The background looks distoted with trees and clouds, this is
suppose to be street ball why are the tree's back their?
Audio 0. 0/10
Even worst than the graphics is the horrible music in this
game. If you ever played WWf Smackdown for PSX you get the
idea, perhaps this music is even worst. The music is up temp
and sounds like New age music why would any human being play
new age music at a basketball court? Come on this is street
ball I want to hear some DMX or Nas not the garbage that
they played, well I had to listen to my own music to get a
realer effect. The Sound FX aren't good either with the same
tired lines over and over. You will wish these guys would
just shut up and play some ball, not because their
intimidating you, your just tired of hearing their mouth.
Game Play 3. 0/10
This game is for 1 to 4 players. You played street ball for
money which is the only reason this grants the title of the
movie because that is what the movie was about.

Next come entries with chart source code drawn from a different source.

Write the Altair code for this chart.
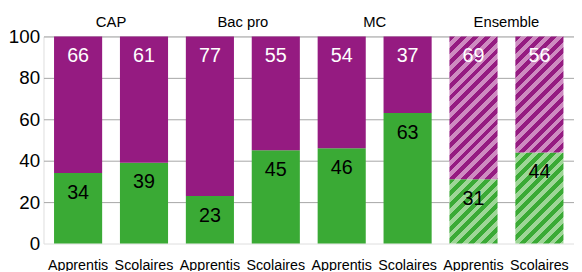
import altair as alt
import pandas as pd

# ---- data ----
groups = ["CAP", "Bac pro", "MC", "Ensemble"]
statuts = ["Apprentis", "Scolaires"]
vert = [34, 39, 23, 45, 46, 63, 31, 44]      # green (bottom) share
violet = [66, 61, 77, 55, 54, 37, 69, 56]    # purple (top) share
hatched_group = "Ensemble"
y_ticks = list(range(0, 101, 10))

# ---- styles ----
FONT = "Liberation Sans, Arial, sans-serif"
GREEN = "#3AAA35"
PURPLE = "#951B81"
LIGHT_GREEN = "#9ED697"
LIGHT_PURPLE = "#CE8BC1"
W_TOTAL = 538
H_PLOT = 210
P_INNER = 0.27
P_OUTER = 0.16

keys = []
rows = []
i = 0
for g in groups:
    for s in statuts:
        key = f"{g}|{s}"
        keys.append(key)
        v, p = vert[i], violet[i]
        rows.append(dict(key=key, group=g, statut=s, seg="vert", lo=0, hi=v, val=v,
                         hatched=(g == hatched_group)))
        rows.append(dict(key=key, group=g, statut=s, seg="violet", lo=v, hi=v + p, val=p,
                         hatched=(g == hatched_group)))
        i += 1
df = pd.DataFrame(rows)
titles = pd.DataFrame({"group": groups, "key": [f"{g}|{statuts[0]}" for g in groups]})

step = W_TOTAL / (len(keys) - P_INNER + 2 * P_OUTER)
bar_w = step * (1 - P_INNER)

x_enc = alt.X("key:N", sort=keys,
              scale=alt.Scale(domain=keys, paddingInner=P_INNER, paddingOuter=P_OUTER),
              axis=alt.Axis(title=None, labelExpr="split(datum.label, '|')[1]",
                            ticks=False, domain=False, grid=False, labelAngle=0,
                            labelPadding=26.5, labelBaseline="alphabetic",
                            labelFont=FONT, labelFontSize=14.5, labelColor="#000"))
y_scale = alt.Scale(domain=[0, 100], nice=False)
y_enc = alt.Y("lo:Q", scale=y_scale,
              axis=alt.Axis(title=None, values=y_ticks,
                            labelExpr="datum.value % 20 == 0 ? datum.label : ''",
                            ticks=False, domain=False, grid=True, gridColor="#A6A6A6",
                            gridWidth=1,
                            gridOpacity={"condition": {"test": "datum.value === 0", "value": 0}, "value": 1},
                            labelPadding=4, labelFont=FONT, labelFontSize=19,
                            labelColor="#000"))


def hatch(light, dark, W, H, period=12.0, frac=0.5):
    total = W + H
    stops = []
    k = 0
    while True:
        a = k * period / total
        if a >= 1:
            break
        b = min((k * period + period * frac) / total, 1.0)
        c = min((k + 1) * period / total, 1.0)
        stops += [(a, dark), (b, dark), (b, light), (c, light)]
        k += 1
    lam = (W + H) / (W ** 2 + H ** 2)
    return alt.LinearGradient(
        gradient="linear",
        stops=[alt.GradientStop(color=col, offset=off) for off, col in stops],
        x1=0, y1=0, x2=W * lam, y2=H * lam)


base = alt.Chart(df)
layers = []
layers.append(base.transform_filter("datum.seg === 'vert' && !datum.hatched")
              .mark_bar(color=GREEN).encode(x=x_enc, y=y_enc, y2="hi:Q"))
layers.append(base.transform_filter("datum.seg === 'violet' && !datum.hatched")
              .mark_bar(color=PURPLE).encode(x=x_enc, y=y_enc, y2="hi:Q"))

for r in rows:
    if not r["hatched"]:
        continue
    H = r["val"] / 100 * H_PLOT
    if r["seg"] == "vert":
        grad = hatch(LIGHT_GREEN, GREEN, bar_w, H)
    else:
        grad = hatch(LIGHT_PURPLE, PURPLE, bar_w, H)
    layers.append(base.transform_filter(f"datum.key === '{r['key']}' && datum.seg === '{r['seg']}'")
                  .mark_bar(color=grad).encode(x=x_enc, y=y_enc, y2="hi:Q"))

labels = base.mark_text(baseline="middle", dy=20, font=FONT, fontSize=20).encode(
    x=x_enc,
    y=alt.Y("hi:Q", scale=y_scale),
    text="val:Q",
    color=alt.Color("seg:N", scale=alt.Scale(domain=["vert", "violet"], range=["#000000", "#FFFFFF"]),
                    legend=None),
)
layers.append(labels)

title_layer = alt.Chart(titles).mark_text(baseline="alphabetic", dx=step / 2, font=FONT,
                                          fontSize=15, color="#000").encode(
    x=x_enc, y=alt.value(-10), text="group:N")
layers.append(title_layer)

chart = alt.layer(*layers).properties(
    width=W_TOTAL, height=H_PLOT,
    autosize=alt.AutoSizeParams(type="none"),
    padding={"left": 36, "top": 27, "right": 0, "bottom": 26},
).configure_view(stroke=None).configure(background="white")

chart.save("out.html", embed_options={"renderer": "svg", "actions": False})
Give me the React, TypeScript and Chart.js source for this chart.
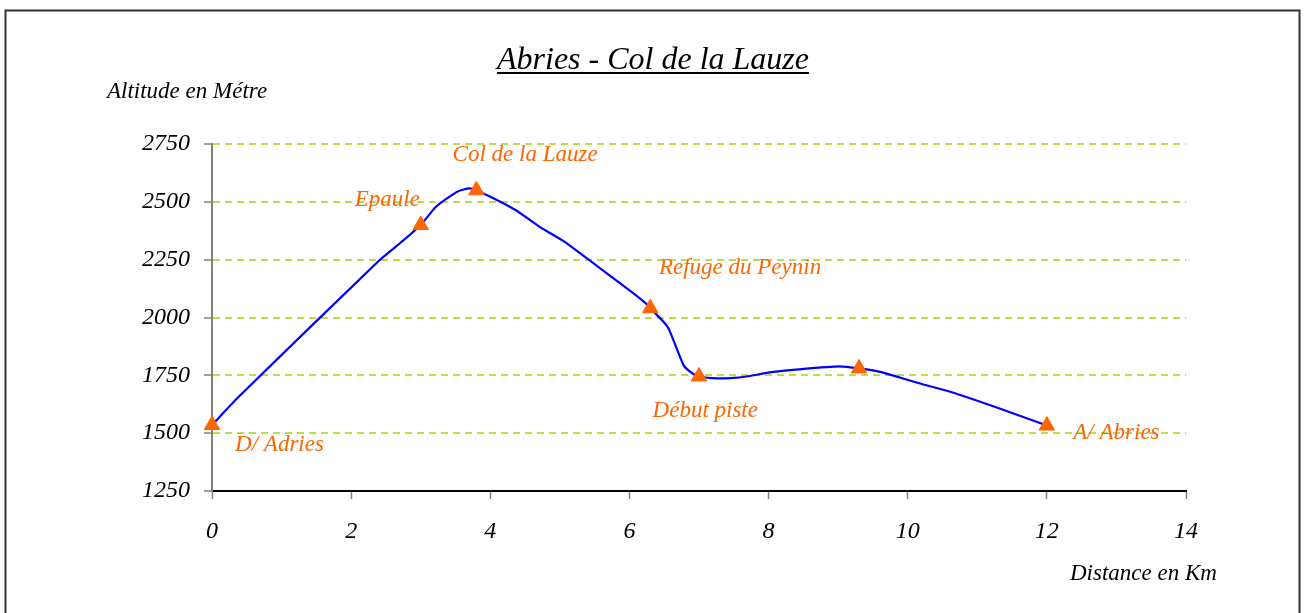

The controls are real bad a lot of times you would try to
shoot and when you release the ball doesn't get released at
the right time, and since the shooting is hard also you are
liable to make a brick or an air ball. The other teams are
full of hacks, they don't even give you a chance to clear
the ball they always steal the ball and punch you in the
back of the head while doing so. Which makes this game a lot
more annoying and might get you slightly aggrevated since
their isn't any ref. The difficulty is intermediate once you
figure out the sweet spot you'll dump the defense like last
week's trash.
Overall 5 out of 10
Such a great movie such a lousy game seems to be a common
thing today. Not too many movie to games work anyway or are
at least good, none that I could think of off hand. This is
especially true when the game is NOTHING like the movie. The
replay value is pretty low with 3 friends playing with you
it will turn into a slug fest pure and simple and little
basketball will be going on. Unless you really need a B-Ball
sim for your Jag then get it, if basketball is not to your
liking don't even think about this game.